Friday at Bay Hill was as wild as it was fun, and not just for Mickelson.
Love will remember the 35-foot birdie putt on the 15th, holing out for birdie from a deep bunker in front of the 17th green and chipping in for birdie in front of the seventh green. The ball in the water at No. 8 or the short par putt he missed on the 14th? Forgotten.
“If you would have said Wednesday night whenever I was leaving the course, ‘You’ll be 7 under after two days and right at the top of the leaderboard,’ I’d have taken it,” Love said. “It’s right where you want to be. You want to be in the hunt.”
Love needs a victory at Bay Hill or next week in the Houston Open to get into the Masters.
Mickelson has not come close to winning all year, so it was inspiring for him to get to 6 under. His round, however, was far more complicated than making a bunch of putts. It usually is with Mickelson, which is why Lefty could only laugh when asked if he found the day to be stressful or if that was just a typical round.
“I find that an interesting question because there’s some legitimacy to it,” Mickelson said. “I have a tendency to have up-and-down rounds like that. But it’s fun. I enjoy trying to create shots and hit shots and take on some of these pins and make birdies, and unfortunately, I tend to make a few mistakes at times.”

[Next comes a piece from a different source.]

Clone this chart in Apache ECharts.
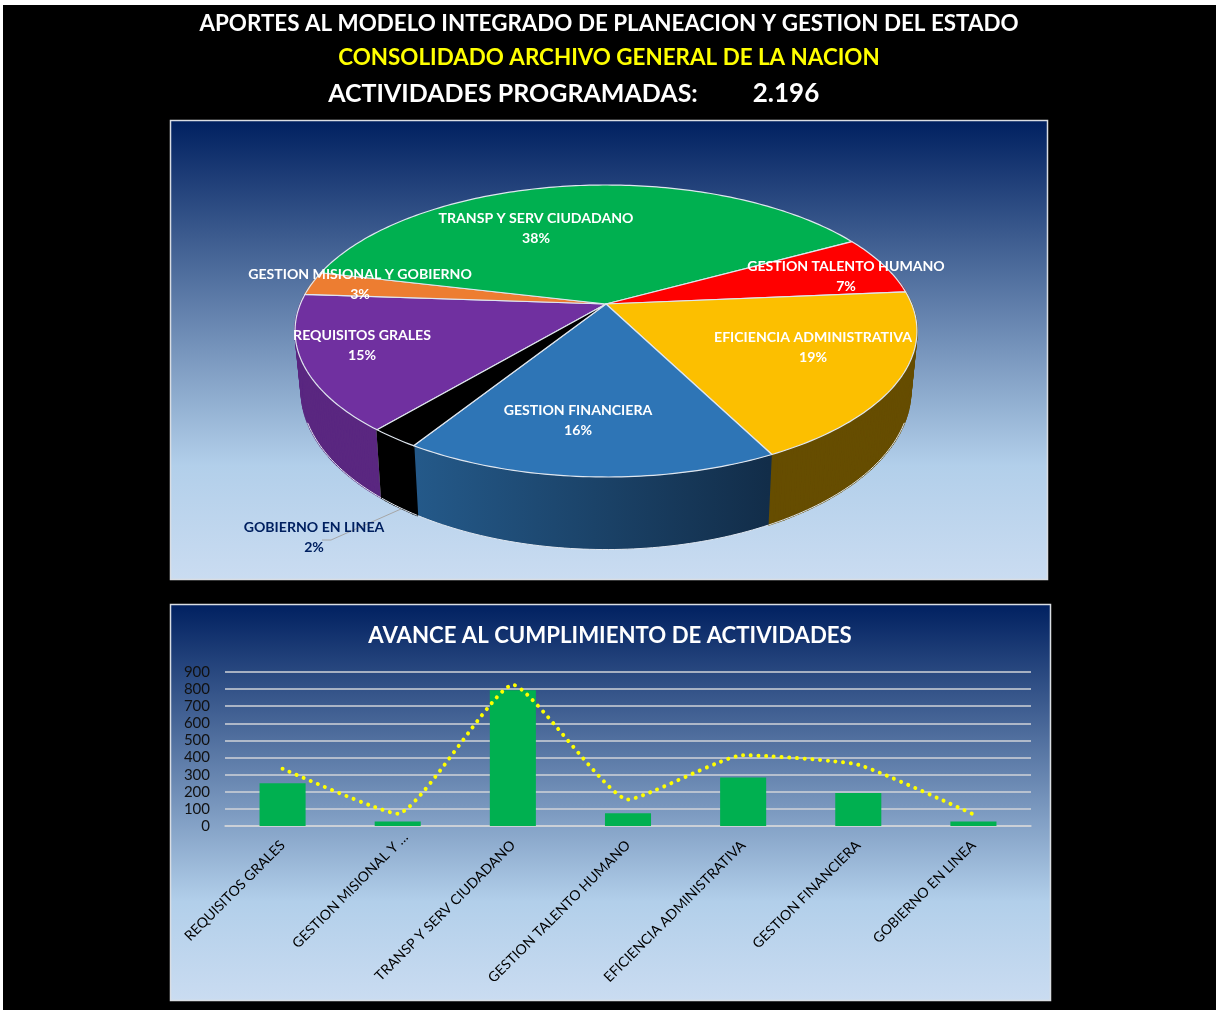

Starting on the back nine, he poured in three straight birdies from the 11th hole, then added a fourth the not-so-conventional way on the par-5 16th. Fans saw him lay up short of the water and hit a wedge that skipped up the big ridge and stop 3 feet away. Why lay up from inside 250 yards and get a clean look at the green?
“I fatted a hybrid,” he said, chunking the shot so badly that it worked out perfectly.
Indeed, putting saved his round, even if the biggest putts were for bogey. He drove into the water on No. 3 and had to make a 12-foot putt to limit the damage to a bogey, then drove into the water on the par-5 sixth and wound up making a 15-foot bogey putt.
“Those bogey putts were every bit as important as some of the other stuff,” Mickelson said.
The best of that other stuff came at No. 8, where Mickelson hit a wedge from 136 yards that landed short of the hole and dropped in for an eagle.
“You don’t expect that to happen,” he said. “You try to hit good shots and have birdie putts, but when one falls like that, it’s just a bonus.”
Love can relate. He now has holed four shots from off the green, which has compensated for some blunders.
He made six birdies on the back nine, where he started his round, only to kick himself over the three bogeys. Love did well to make bogey on No. 8 after hitting his approach into the water, although driving into a fairway bunker at No. 9 left him no hope of getting to the green, where he made his sixth bogey of the round.
Rarely does a player make six bogeys and stay in the lead.
“A little erratic,” Love said. “Made some pretty simple mistakes today that are a little more disappointing than yesterday’s mistakes, but again, I made a lot of nice putts, hit a lot of good shots, and obviously made a lot of birdies.”